> YOUR GOAL: Copy exactly the lines that run from the top of the listing to the line containing "ax.yaxis.set_label_coords(ylab_x, 0.5)", both ends included, and omit the pictures.

> SUPPLIED MATERIAL:

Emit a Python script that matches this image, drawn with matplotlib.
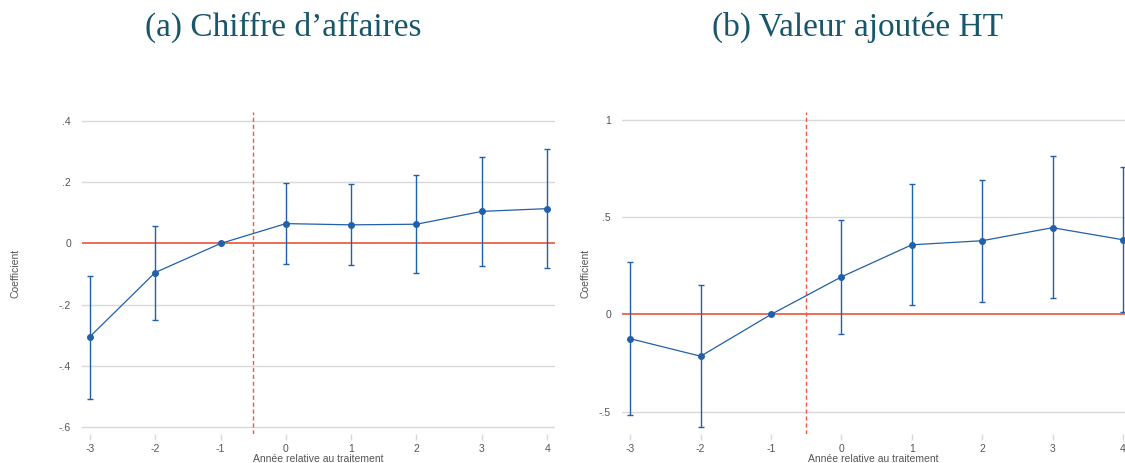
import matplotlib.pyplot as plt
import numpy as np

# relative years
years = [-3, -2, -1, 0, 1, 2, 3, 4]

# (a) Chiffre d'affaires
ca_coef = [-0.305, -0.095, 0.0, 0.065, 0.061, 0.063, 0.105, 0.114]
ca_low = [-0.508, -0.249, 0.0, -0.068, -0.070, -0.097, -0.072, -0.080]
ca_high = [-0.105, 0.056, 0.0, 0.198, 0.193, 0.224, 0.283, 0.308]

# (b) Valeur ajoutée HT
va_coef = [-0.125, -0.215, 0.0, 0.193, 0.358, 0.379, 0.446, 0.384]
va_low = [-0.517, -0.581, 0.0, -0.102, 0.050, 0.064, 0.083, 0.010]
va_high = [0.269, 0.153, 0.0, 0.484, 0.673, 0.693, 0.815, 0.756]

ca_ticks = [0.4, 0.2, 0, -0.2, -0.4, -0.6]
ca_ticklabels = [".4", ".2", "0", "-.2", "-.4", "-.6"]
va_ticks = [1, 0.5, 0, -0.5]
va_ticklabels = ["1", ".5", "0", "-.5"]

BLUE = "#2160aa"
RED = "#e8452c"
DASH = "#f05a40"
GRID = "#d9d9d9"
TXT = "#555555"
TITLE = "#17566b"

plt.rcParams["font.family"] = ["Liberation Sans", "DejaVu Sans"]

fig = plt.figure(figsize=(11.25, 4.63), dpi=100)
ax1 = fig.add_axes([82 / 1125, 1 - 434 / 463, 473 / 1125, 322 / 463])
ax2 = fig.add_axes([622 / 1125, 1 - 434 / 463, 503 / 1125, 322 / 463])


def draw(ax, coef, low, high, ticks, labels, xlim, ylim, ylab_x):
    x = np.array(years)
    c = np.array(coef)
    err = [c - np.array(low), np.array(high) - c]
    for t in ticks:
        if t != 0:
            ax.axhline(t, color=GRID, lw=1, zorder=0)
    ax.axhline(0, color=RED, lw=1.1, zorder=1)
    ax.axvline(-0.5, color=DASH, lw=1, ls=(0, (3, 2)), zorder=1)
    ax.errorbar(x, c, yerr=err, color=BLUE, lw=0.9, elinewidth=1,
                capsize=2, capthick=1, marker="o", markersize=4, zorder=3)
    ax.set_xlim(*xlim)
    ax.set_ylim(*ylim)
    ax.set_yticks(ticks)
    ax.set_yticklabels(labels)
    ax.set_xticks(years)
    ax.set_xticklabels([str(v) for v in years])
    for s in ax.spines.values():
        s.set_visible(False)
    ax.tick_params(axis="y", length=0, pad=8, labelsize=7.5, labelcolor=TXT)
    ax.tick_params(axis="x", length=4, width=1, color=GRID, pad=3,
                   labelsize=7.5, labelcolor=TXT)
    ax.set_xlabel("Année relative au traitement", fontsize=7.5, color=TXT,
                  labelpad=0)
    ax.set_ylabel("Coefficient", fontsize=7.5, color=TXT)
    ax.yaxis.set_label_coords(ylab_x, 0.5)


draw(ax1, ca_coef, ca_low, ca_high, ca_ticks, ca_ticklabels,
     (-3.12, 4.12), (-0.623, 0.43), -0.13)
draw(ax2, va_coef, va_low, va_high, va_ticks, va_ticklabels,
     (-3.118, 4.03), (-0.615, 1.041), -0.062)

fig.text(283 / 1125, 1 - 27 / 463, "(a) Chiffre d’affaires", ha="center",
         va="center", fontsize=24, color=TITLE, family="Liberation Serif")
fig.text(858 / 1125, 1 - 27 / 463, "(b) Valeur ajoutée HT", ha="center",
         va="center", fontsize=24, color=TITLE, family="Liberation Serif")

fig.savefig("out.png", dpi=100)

> RESPONSE FOR THIS EXERCISE:
Emit a Python script that matches this image, drawn with matplotlib.
import matplotlib.pyplot as plt
import numpy as np

# relative years
years = [-3, -2, -1, 0, 1, 2, 3, 4]

# (a) Chiffre d'affaires
ca_coef = [-0.305, -0.095, 0.0, 0.065, 0.061, 0.063, 0.105, 0.114]
ca_low = [-0.508, -0.249, 0.0, -0.068, -0.070, -0.097, -0.072, -0.080]
ca_high = [-0.105, 0.056, 0.0, 0.198, 0.193, 0.224, 0.283, 0.308]

# (b) Valeur ajoutée HT
va_coef = [-0.125, -0.215, 0.0, 0.193, 0.358, 0.379, 0.446, 0.384]
va_low = [-0.517, -0.581, 0.0, -0.102, 0.050, 0.064, 0.083, 0.010]
va_high = [0.269, 0.153, 0.0, 0.484, 0.673, 0.693, 0.815, 0.756]

ca_ticks = [0.4, 0.2, 0, -0.2, -0.4, -0.6]
ca_ticklabels = [".4", ".2", "0", "-.2", "-.4", "-.6"]
va_ticks = [1, 0.5, 0, -0.5]
va_ticklabels = ["1", ".5", "0", "-.5"]

BLUE = "#2160aa"
RED = "#e8452c"
DASH = "#f05a40"
GRID = "#d9d9d9"
TXT = "#555555"
TITLE = "#17566b"

plt.rcParams["font.family"] = ["Liberation Sans", "DejaVu Sans"]

fig = plt.figure(figsize=(11.25, 4.63), dpi=100)
ax1 = fig.add_axes([82 / 1125, 1 - 434 / 463, 473 / 1125, 322 / 463])
ax2 = fig.add_axes([622 / 1125, 1 - 434 / 463, 503 / 1125, 322 / 463])


def draw(ax, coef, low, high, ticks, labels, xlim, ylim, ylab_x):
    x = np.array(years)
    c = np.array(coef)
    err = [c - np.array(low), np.array(high) - c]
    for t in ticks:
        if t != 0:
            ax.axhline(t, color=GRID, lw=1, zorder=0)
    ax.axhline(0, color=RED, lw=1.1, zorder=1)
    ax.axvline(-0.5, color=DASH, lw=1, ls=(0, (3, 2)), zorder=1)
    ax.errorbar(x, c, yerr=err, color=BLUE, lw=0.9, elinewidth=1,
                capsize=2, capthick=1, marker="o", markersize=4, zorder=3)
    ax.set_xlim(*xlim)
    ax.set_ylim(*ylim)
    ax.set_yticks(ticks)
    ax.set_yticklabels(labels)
    ax.set_xticks(years)
    ax.set_xticklabels([str(v) for v in years])
    for s in ax.spines.values():
        s.set_visible(False)
    ax.tick_params(axis="y", length=0, pad=8, labelsize=7.5, labelcolor=TXT)
    ax.tick_params(axis="x", length=4, width=1, color=GRID, pad=3,
                   labelsize=7.5, labelcolor=TXT)
    ax.set_xlabel("Année relative au traitement", fontsize=7.5, color=TXT,
                  labelpad=0)
    ax.set_ylabel("Coefficient", fontsize=7.5, color=TXT)
    ax.yaxis.set_label_coords(ylab_x, 0.5)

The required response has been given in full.